It's Lena Waithe Live!, with a little help from Halle Berry and an all-kid writers' room

It's Lena Waithe Live!, with a little help from Halle Berry and an all-kid writers' room
Halle Berry, Lena Waithe Screenshot:

Sure ABC could have just aired a rerun, what with Jimmy Kimmel taking the night off from his late-night show to co-host the big, partly successful live Norman Lear tribute earlier on Wednesday. Instead, though, viewers got a return visit from recent Jimmy Kimmel Live! guest, Emmy winner, and all-around media mogul, Lena Waithe, who stepped in to take over Kimmel’s gig for the night. Stacking the show with hand-picked guests like Lala Milan (star of the Waithe-produced BET series Boomerang), and rapper Chika (who destroyed with her searingly topical “Rachey v. Alabama”). Oh, and John Travolta was there, alongside daughter and The Poison Rose costar Ella Bleu, in what seemed more like a leftover Kimmel booking, really.
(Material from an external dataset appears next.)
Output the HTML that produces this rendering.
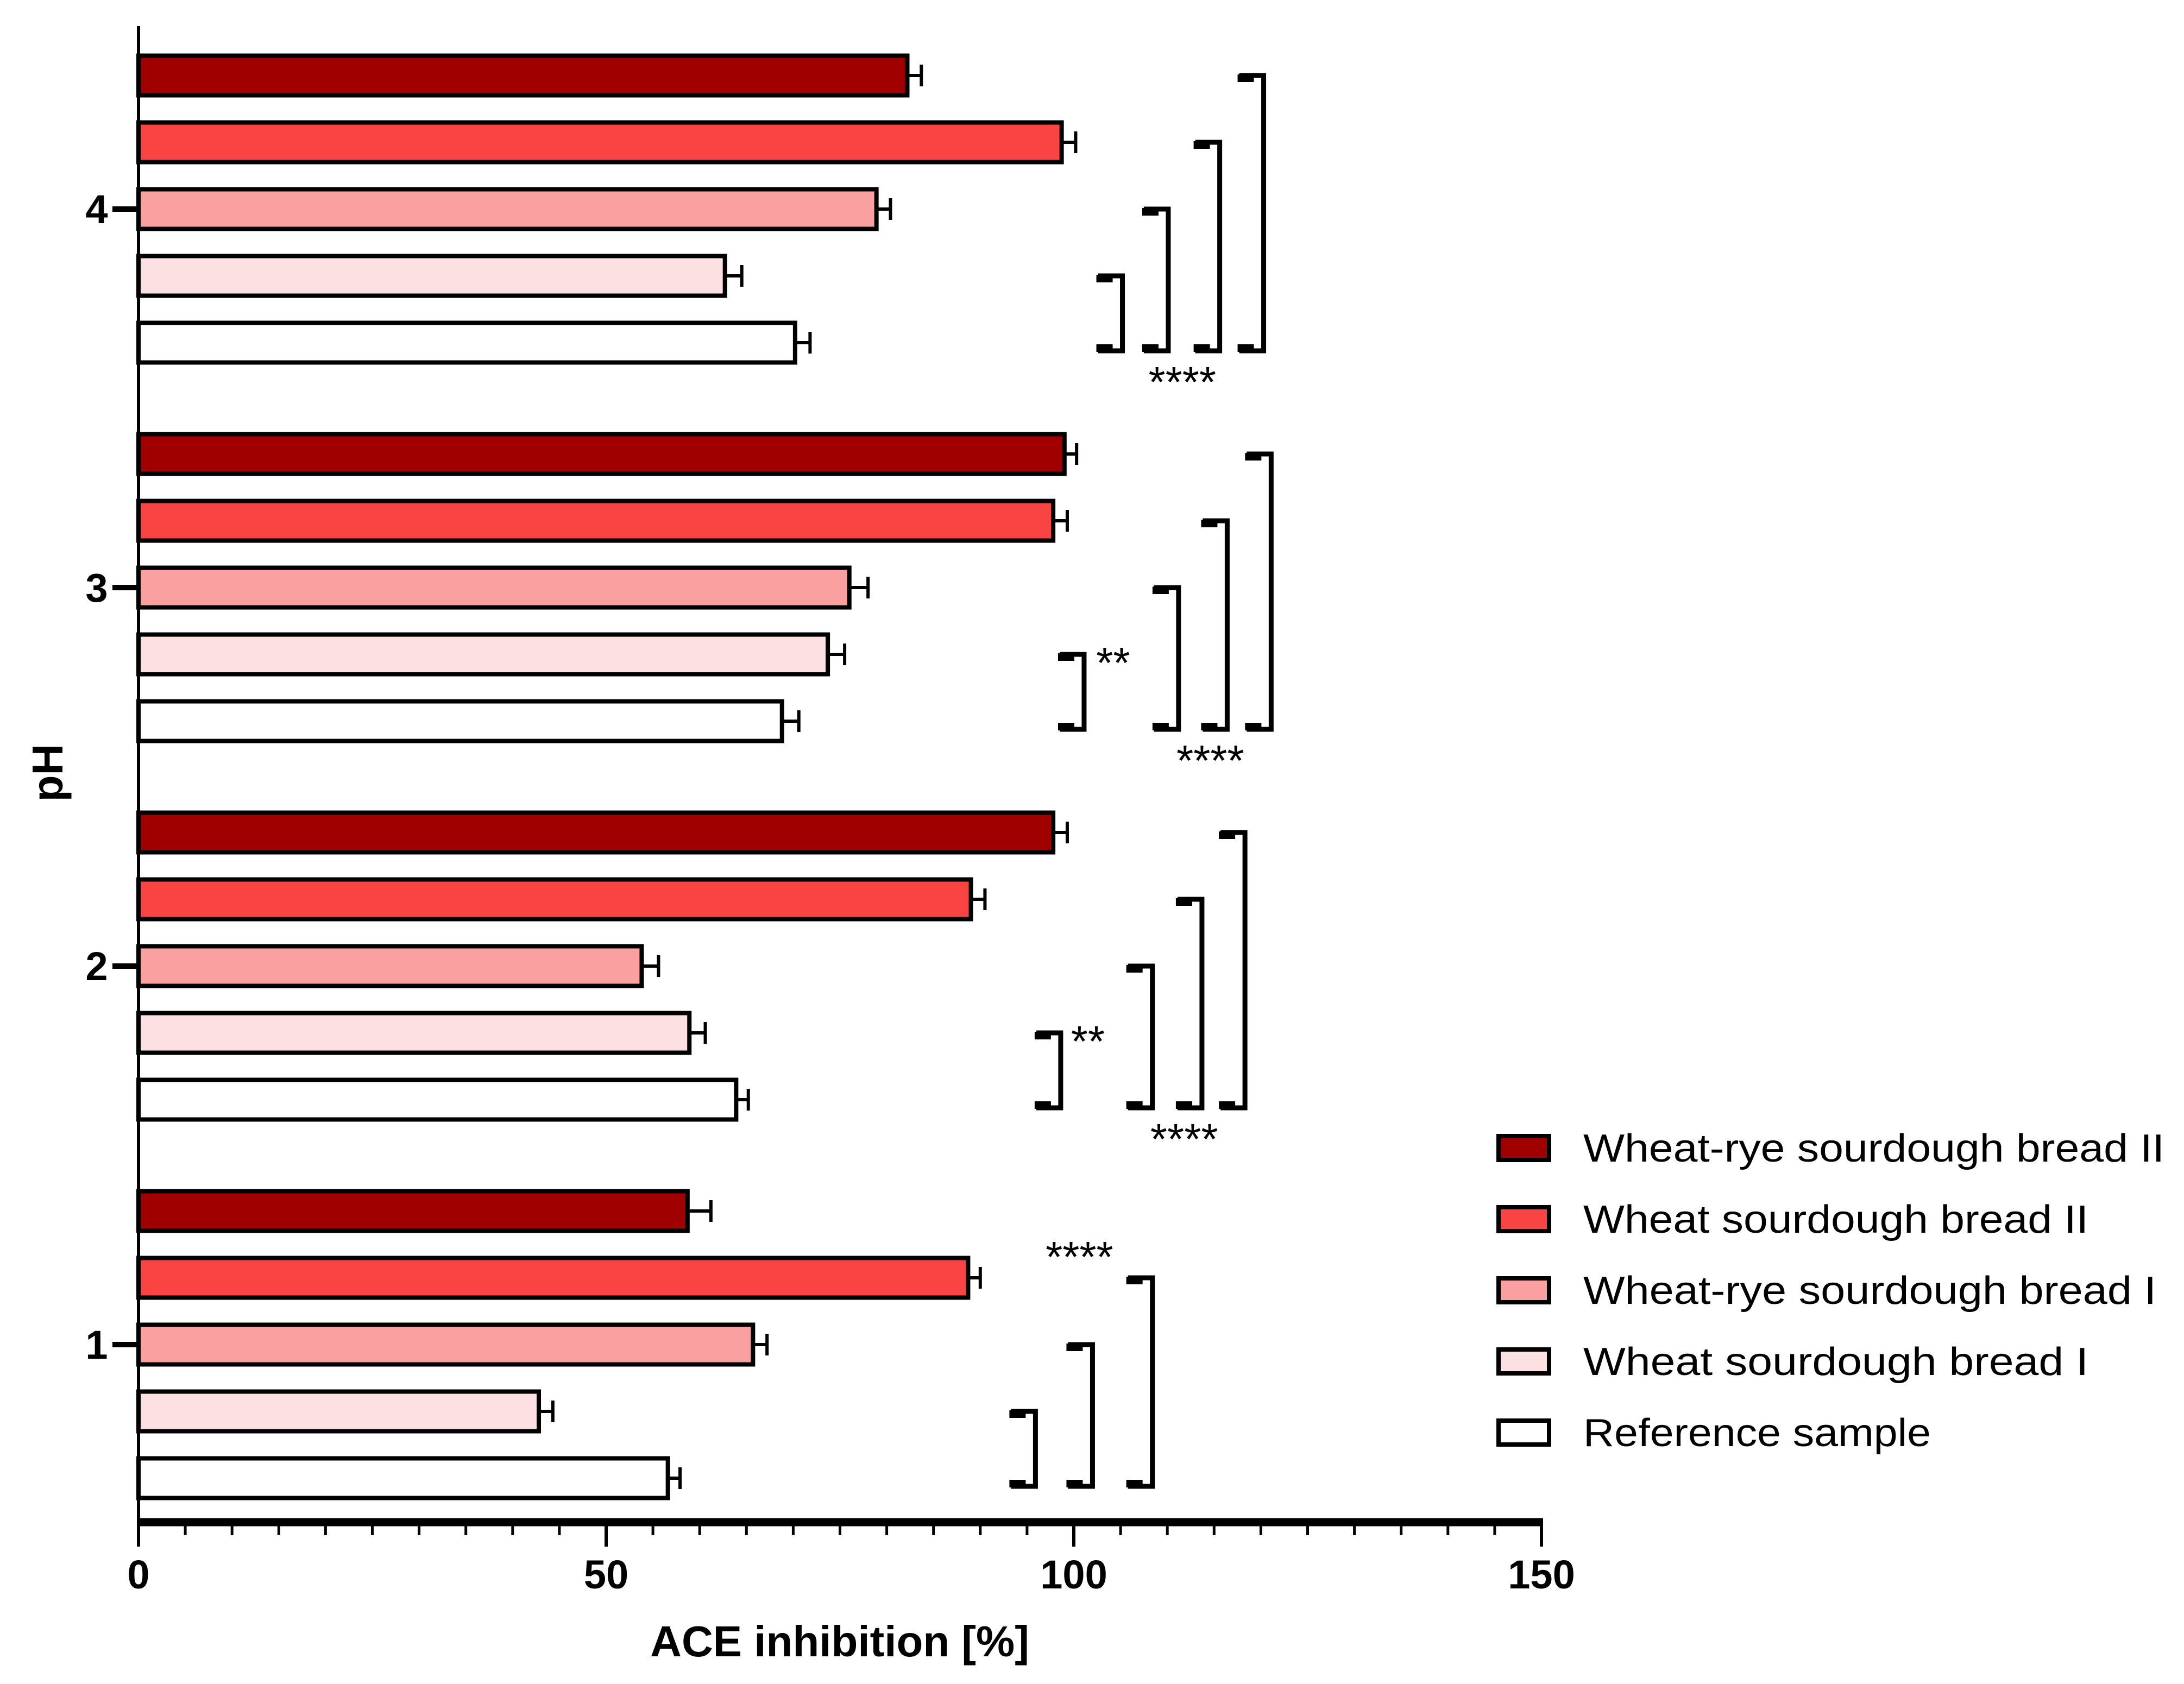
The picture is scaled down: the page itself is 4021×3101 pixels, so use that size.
<!DOCTYPE html>
<html><head><meta charset="utf-8"><style>
html,body{margin:0;padding:0;background:#fff;}
svg{display:block;font-family:"Liberation Sans",Arial,sans-serif;}
</style></head><body>
<svg id="chart" width="4021" height="3101" viewBox="0 0 4021 3101" xmlns="http://www.w3.org/2000/svg">
<g id="bars"></g>
<g id="sig"></g>
<g id="axes"></g>
<g id="legend"></g>
</svg>
<script>
const categories = [4, 3, 2, 1];
const seriesNames = ["Wheat-rye sourdough bread II","Wheat sourdough bread II","Wheat-rye sourdough bread I","Wheat sourdough bread I","Reference sample"];
const seriesColors = ["#a00000","#fa4444","#fba0a0","#fde0e2","#ffffff"];
const wheatRyeII = [82.2, 99.0, 97.8, 58.7];
const wheatII = [98.7, 97.8, 89.0, 88.7];
const wheatRyeI = [78.9, 76.0, 53.8, 65.7];
const wheatI = [62.7, 73.7, 58.9, 42.8];
const reference = [70.2, 68.8, 63.9, 56.6];
const errWheatRyeII = [1.5, 1.3, 1.5, 2.5];
const errWheatII = [1.5, 1.5, 1.5, 1.3];
const errWheatRyeI = [1.5, 2.0, 1.8, 1.5];
const errWheatI = [1.8, 1.8, 1.7, 1.5];
const errReference = [1.6, 1.8, 1.3, 1.3];
const xTicks = [0, 50, 100, 150];
const bracketCat = [4,4,4,4, 3,3,3,3, 2,2,2,2, 1,1,1];
const bracketFrom = [3,2,1,0, 3,2,1,0, 3,2,1,0, 3,2,1];
const bracketX = [105.2,110.1,115.6,120.3, 101.1,111.2,116.4,121.1, 98.6,108.4,113.7,118.3, 95.9,102.0,108.4];
const starLabels = ["****","**","****","**","****","****"];
const starCat = [4,3,3,2,2,1];
const starX = [111.6,104.2,114.6,101.5,111.8,100.6];
const starDy = [85, -95, 85, -95, 85, -395];

const NS="http://www.w3.org/2000/svg";
const X0=255, X1=2838, YTOP=48, YBOT=2803;
const xS=v=>X0+(v-0)*(X1-X0)/150;
const catY=c=>385+(4-c)*697;
const barPitch=123, barH=73;
const barY=(c,i)=>catY(c)+(i-2)*barPitch;
function mk(tag,attrs,parent){const e=document.createElementNS(NS,tag);for(const k in attrs)e.setAttribute(k,attrs[k]);parent.appendChild(e);return e;}
const gB=document.getElementById('bars'), gS=document.getElementById('sig'), gA=document.getElementById('axes'), gL=document.getElementById('legend');
const series=[wheatRyeII,wheatII,wheatRyeI,wheatI,reference];
const errs=[errWheatRyeII,errWheatII,errWheatRyeI,errWheatI,errReference];
categories.forEach((c,ci)=>{
  series.forEach((s,si)=>{
    const y=barY(c,si), v=s[ci], e=errs[si][ci];
    const r=mk('rect',{x:X0,y:y-barH/2,width:xS(v)-X0,height:barH,fill:seriesColors[si],stroke:'#000','stroke-width':8},gB);
    
    
    const eb=mk('path',{d:`M${xS(v)} ${y} H${xS(v+e)} M${xS(v+e)} ${y-20} V${y+20}`,stroke:'#000','stroke-width':6,fill:'none'},gB);
    
    
  });
});
bracketCat.forEach((c,i)=>{
  const x=xS(bracketX[i]), yt=barY(c,bracketFrom[i]), yb=barY(c,4)+15;
  const p=mk('path',{d:`M${x-45} ${yt} H${x} V${yb} H${x-45}`,stroke:'#000','stroke-width':9,fill:'none'},gS);
  
  
  const s1=mk('path',{d:`M${x-48} ${yt-2} h30 v14 h-30z M${x-48} ${yb+2} h30 v-14 h-30z`,fill:'#000'},gS);
  
  
});
starLabels.forEach((t,i)=>{
  const y=barY(starCat[i],4)+15+starDy[i];
  const tx=mk('text',{x:xS(starX[i]),y:y,'font-size':80,'text-anchor':'middle'},gS);
  tx.textContent=t;
  
  
});
let e=mk('line',{x1:X0,y1:YTOP,x2:X0,y2:YBOT+35,stroke:'#000','stroke-width':6},gA);

e=mk('line',{x1:X0-3,y1:YBOT,x2:X1+3,y2:YBOT,stroke:'#000','stroke-width':15},gA);

for(let v=5;v<150;v+=5){ if(v%50===0) continue;
  e=mk('line',{x1:xS(v),y1:YBOT,x2:xS(v),y2:YBOT+24,stroke:'#000','stroke-width':5},gA);
  }
xTicks.forEach(v=>{
  e=mk('line',{x1:xS(v),y1:YBOT,x2:xS(v),y2:YBOT+45,stroke:'#000','stroke-width':6},gA);
  
  e=mk('text',{x:xS(v),y:2925,'font-size':74,'text-anchor':'middle','font-weight':'bold'},gA);
  e.textContent=v;
});
categories.forEach(c=>{
  e=mk('line',{x1:X0-48,y1:catY(c),x2:X0,y2:catY(c),stroke:'#000','stroke-width':10},gA);
  
  e=mk('text',{x:178,y:catY(c)+26,'font-size':74,'text-anchor':'middle','font-weight':'bold'},gA);
  e.textContent=c;
});
e=mk('text',{x:1546,y:3050,'font-size':80,'text-anchor':'middle','font-weight':'bold'},gA);
e.textContent='ACE inhibition [%]';
e=mk('text',{x:0,y:0,'font-size':80,'text-anchor':'middle','font-weight':'bold',transform:'translate(115,1423) rotate(-90)'},gA);
e.textContent='pH';
const legW=[1070,930,1055,930,640];
seriesNames.forEach((n,i)=>{
  const y=2114+i*131;
  const g=mk('g',{},gL);
  
  
  const r=mk('rect',{x:2759,y:y-22,width:93,height:44,fill:seriesColors[i],stroke:'#000','stroke-width':8},g);
  
  const t=mk('text',{x:2915,y:y+25,'font-size':72,textLength:legW[i],lengthAdjust:'spacingAndGlyphs'},g);
  t.textContent=n;
});
</script>
</body></html>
But Waithe, formidable show biz veteran that she is at this point, was still new at the whole hosting thing. Luckily, she came prepared with a little help, in the form of an Oscar winner and a, let’s call it “fresh,” young writers’ room. With Kimmel’s trusty sidekick/security guard Guillermo (Rodriguez) sending out the call thanks to a handy emergency “Berry button,” Waithe was buoyed by an appearance from pal (and Boomerang co-producer) Halle Berry (first seen in superhero silhouette), who responded to Waithe’s plea for “some of that Halle Berry juice” with an Oscar-style inspirational speech—and a serious kiss for luck. Still, Berry was only in house for a moment (she did pop back later to high-five Waithe after a Trump joke that needed some affirmation), so Waithe also called upon a roomful of fresh-faced young writing talent. Like, really fresh-faced. Genuinely adorable-faced. (They were kids.)

Spitballing some monologue ideas (the kids screamed in unified disgust at a picture of Trump) and sketches, the kids were enthusiastic, if a little unfocused, to be honest. At any rate, they didn’t propose any goof-around party games, which put them one-up on Jimmy Fallon’s crew. In the end, Waithe and her neophyte staff settled on a “Friends meets Wizard Of Oz meets Cannibal Holocaust” sort of premise that, frankly, Waithe realized needed some work. Thankfully, she retained the services of “model minority” Caleb, whose stellar riddle work (that seagull/baygull stuff is gold) was on-point. Should Waithe get her own actual late-night show (not that she has the time), she could do worse than Caleb.